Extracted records

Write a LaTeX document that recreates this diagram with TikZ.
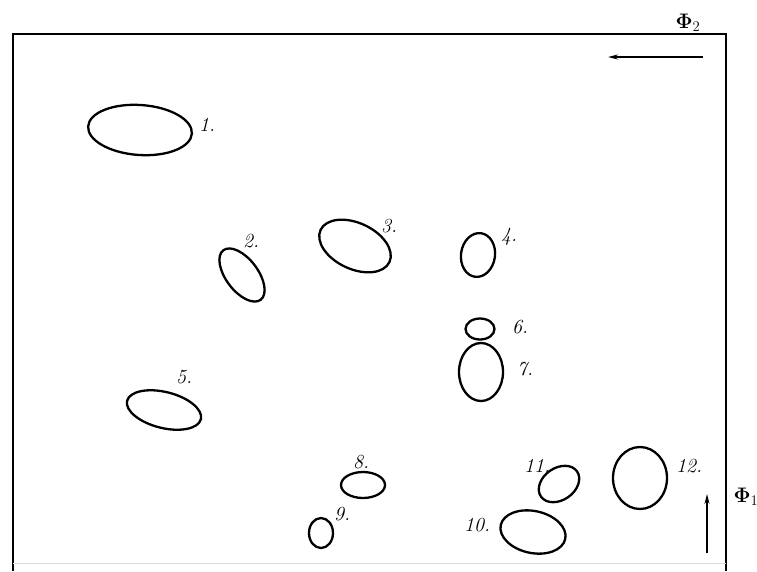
\documentclass[tikz,border=0pt]{standalone}
\usepackage{fix-cm}
\usepackage{amsmath}
\usetikzlibrary{shapes.geometric,arrows.meta}
\tikzset{
  spot/.style={draw, ellipse, line width=2.3pt, inner sep=0pt},
  lbl/.style={font=\fontsize{20}{20}\selectfont\itshape, inner sep=0pt},
  philbl/.style={font=\fontsize{21}{21}\selectfont, inner sep=0pt},
  frameline/.style={line width=1.4pt},
  dirarrow/.style={line width=1.3pt, -{Stealth[length=10pt,width=5pt]}}
}
\begin{document}
\begin{tikzpicture}[x=1pt,y=-1pt]
\useasboundingbox (0,0) rectangle (757,571);
% frame
\coordinate (tl) at (13,34);
\coordinate (tr) at (726,34);
\coordinate (bl) at (13,571);
\coordinate (br) at (726,571);
\coordinate (bbl) at (13,563);
\coordinate (bbr) at (726,563);
\draw[frameline] (bl) -- (tl) -- (tr) -- (br);
\draw[black!15, line width=0.8pt] (bbl) -- (bbr);
% axis labels and arrows
\node[philbl] (phi2) at (688,23) {$\mathbf{\Phi}_2$};
\coordinate (a2s) at (703,57);
\coordinate (a2e) at (608,57);
\draw[dirarrow] (a2s) -- (a2e);
\node[philbl] (phi1) at (746,497) {$\mathbf{\Phi}_1$};
\coordinate (a1s) at (707,553);
\coordinate (a1e) at (707,494);
\draw[dirarrow] (a1s) -- (a1e);
% spots
\node[spot, minimum width=104pt, minimum height=50pt, rotate=-4] (e1) at (140,130) {};
\node[lbl] (l1) at (207,125) {1.};
\node[spot, minimum width=62pt, minimum height=32pt, rotate=-53] (e2) at (242,275) {};
\node[lbl] (l2) at (251,241) {2.};
\node[spot, minimum width=76pt, minimum height=46pt, rotate=-25] (e3) at (355,246) {};
\node[lbl] (l3) at (389,226) {3.};
\node[spot, minimum width=34pt, minimum height=44pt, rotate=-8] (e4) at (478,255) {};
\node[lbl] (l4) at (509,237) {4.};
\node[spot, minimum width=76pt, minimum height=36pt, rotate=-14] (e5) at (164,410) {};
\node[lbl] (l5) at (184,377) {5.};
\node[spot, minimum width=29pt, minimum height=21pt] (e6) at (480,329) {};
\node[lbl] (l6) at (520,327) {6.};
\node[spot, minimum width=44pt, minimum height=58pt] (e7) at (481,372) {};
\node[lbl] (l7) at (525,369) {7.};
\node[spot, minimum width=44pt, minimum height=26pt] (e8) at (363,485) {};
\node[lbl] (l8) at (361,462) {8.};
\node[spot, minimum width=24pt, minimum height=30pt] (e9) at (321,533) {};
\node[lbl] (l9) at (342,514) {9.};
\node[spot, minimum width=66pt, minimum height=42pt, rotate=-12] (e10) at (533,532) {};
\node[lbl] (l10) at (477,525) {10.};
\node[spot, minimum width=44pt, minimum height=32pt, rotate=35] (e11) at (559,484) {};
\node[lbl] (l11) at (537,466) {11.};
\node[spot, minimum width=54pt, minimum height=62pt] (e12) at (640,478) {};
\node[lbl] (l12) at (689,466) {12.};
\end{tikzpicture}
\end{document}
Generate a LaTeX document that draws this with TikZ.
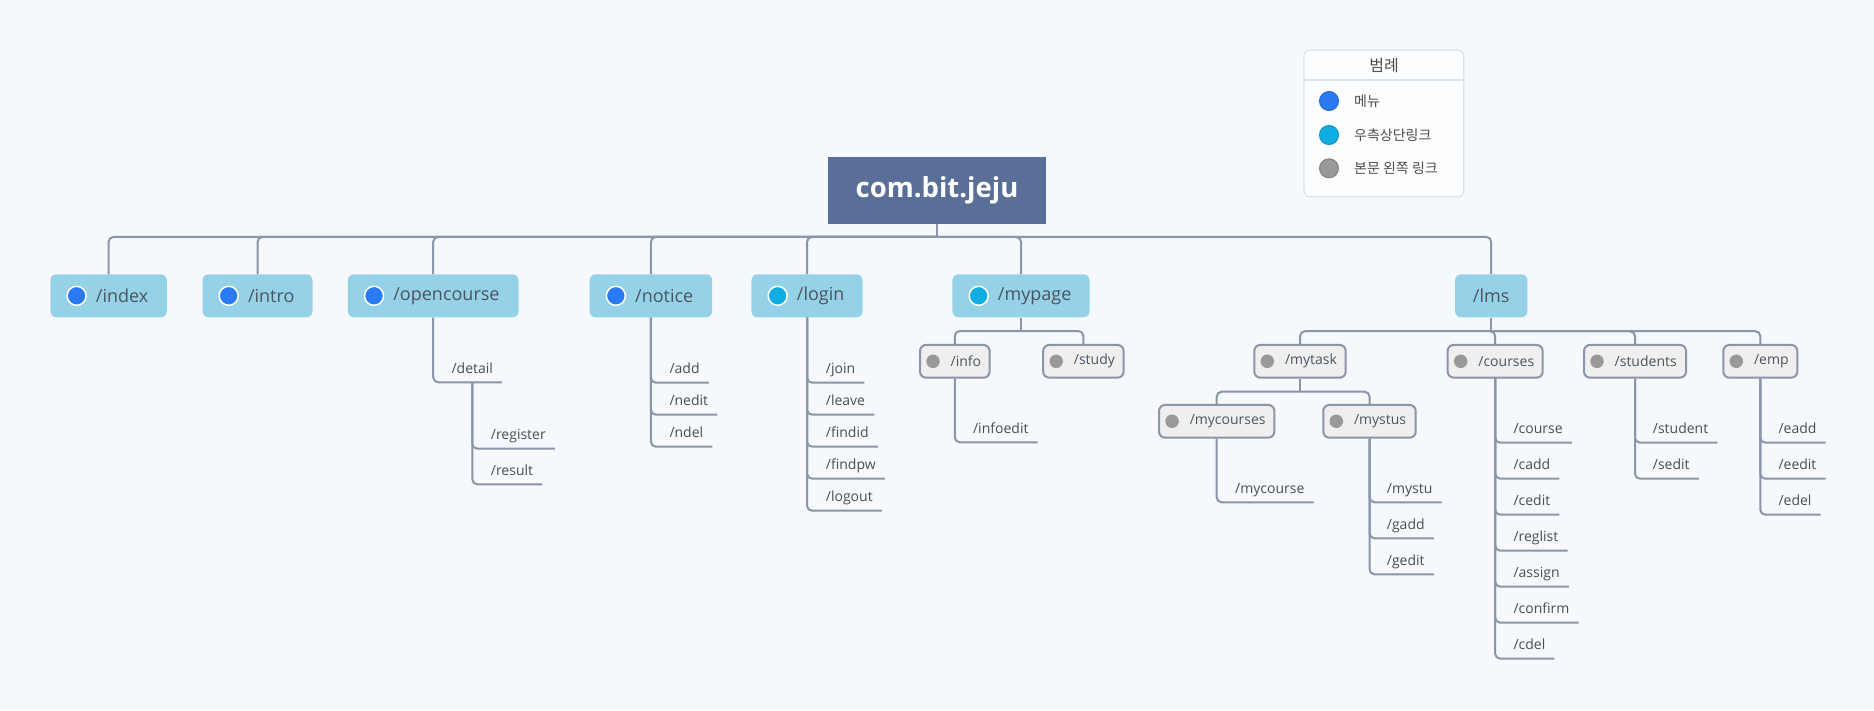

(Given exercise): In your copy, repeat each record exactly and include no pictures.

(Solution to the problem):
Write a LaTeX document that recreates this diagram with TikZ.
\documentclass[tikz,border=0pt]{standalone}
\usepackage{fix-cm}
\usepackage{amsmath}
\usetikzlibrary{shapes.geometric,arrows.meta}
\tikzset{
  spot/.style={draw, ellipse, line width=2.3pt, inner sep=0pt},
  lbl/.style={font=\fontsize{20}{20}\selectfont\itshape, inner sep=0pt},
  philbl/.style={font=\fontsize{21}{21}\selectfont, inner sep=0pt},
  frameline/.style={line width=1.4pt},
  dirarrow/.style={line width=1.3pt, -{Stealth[length=10pt,width=5pt]}}
}
\begin{document}
\begin{tikzpicture}[x=1pt,y=-1pt]
\useasboundingbox (0,0) rectangle (757,571);
% frame
\coordinate (tl) at (13,34);
\coordinate (tr) at (726,34);
\coordinate (bl) at (13,571);
\coordinate (br) at (726,571);
\coordinate (bbl) at (13,563);
\coordinate (bbr) at (726,563);
\draw[frameline] (bl) -- (tl) -- (tr) -- (br);
\draw[black!15, line width=0.8pt] (bbl) -- (bbr);
% axis labels and arrows
\node[philbl] (phi2) at (688,23) {$\mathbf{\Phi}_2$};
\coordinate (a2s) at (703,57);
\coordinate (a2e) at (608,57);
\draw[dirarrow] (a2s) -- (a2e);
\node[philbl] (phi1) at (746,497) {$\mathbf{\Phi}_1$};
\coordinate (a1s) at (707,553);
\coordinate (a1e) at (707,494);
\draw[dirarrow] (a1s) -- (a1e);
% spots
\node[spot, minimum width=104pt, minimum height=50pt, rotate=-4] (e1) at (140,130) {};
\node[lbl] (l1) at (207,125) {1.};
\node[spot, minimum width=62pt, minimum height=32pt, rotate=-53] (e2) at (242,275) {};
\node[lbl] (l2) at (251,241) {2.};
\node[spot, minimum width=76pt, minimum height=46pt, rotate=-25] (e3) at (355,246) {};
\node[lbl] (l3) at (389,226) {3.};
\node[spot, minimum width=34pt, minimum height=44pt, rotate=-8] (e4) at (478,255) {};
\node[lbl] (l4) at (509,237) {4.};
\node[spot, minimum width=76pt, minimum height=36pt, rotate=-14] (e5) at (164,410) {};
\node[lbl] (l5) at (184,377) {5.};
\node[spot, minimum width=29pt, minimum height=21pt] (e6) at (480,329) {};
\node[lbl] (l6) at (520,327) {6.};
\node[spot, minimum width=44pt, minimum height=58pt] (e7) at (481,372) {};
\node[lbl] (l7) at (525,369) {7.};
\node[spot, minimum width=44pt, minimum height=26pt] (e8) at (363,485) {};
\node[lbl] (l8) at (361,462) {8.};
\node[spot, minimum width=24pt, minimum height=30pt] (e9) at (321,533) {};
\node[lbl] (l9) at (342,514) {9.};
\node[spot, minimum width=66pt, minimum height=42pt, rotate=-12] (e10) at (533,532) {};
\node[lbl] (l10) at (477,525) {10.};
\node[spot, minimum width=44pt, minimum height=32pt, rotate=35] (e11) at (559,484) {};
\node[lbl] (l11) at (537,466) {11.};
\node[spot, minimum width=54pt, minimum height=62pt] (e12) at (640,478) {};
\node[lbl] (l12) at (689,466) {12.};
\end{tikzpicture}
\end{document}
Generate a LaTeX document that draws this with TikZ.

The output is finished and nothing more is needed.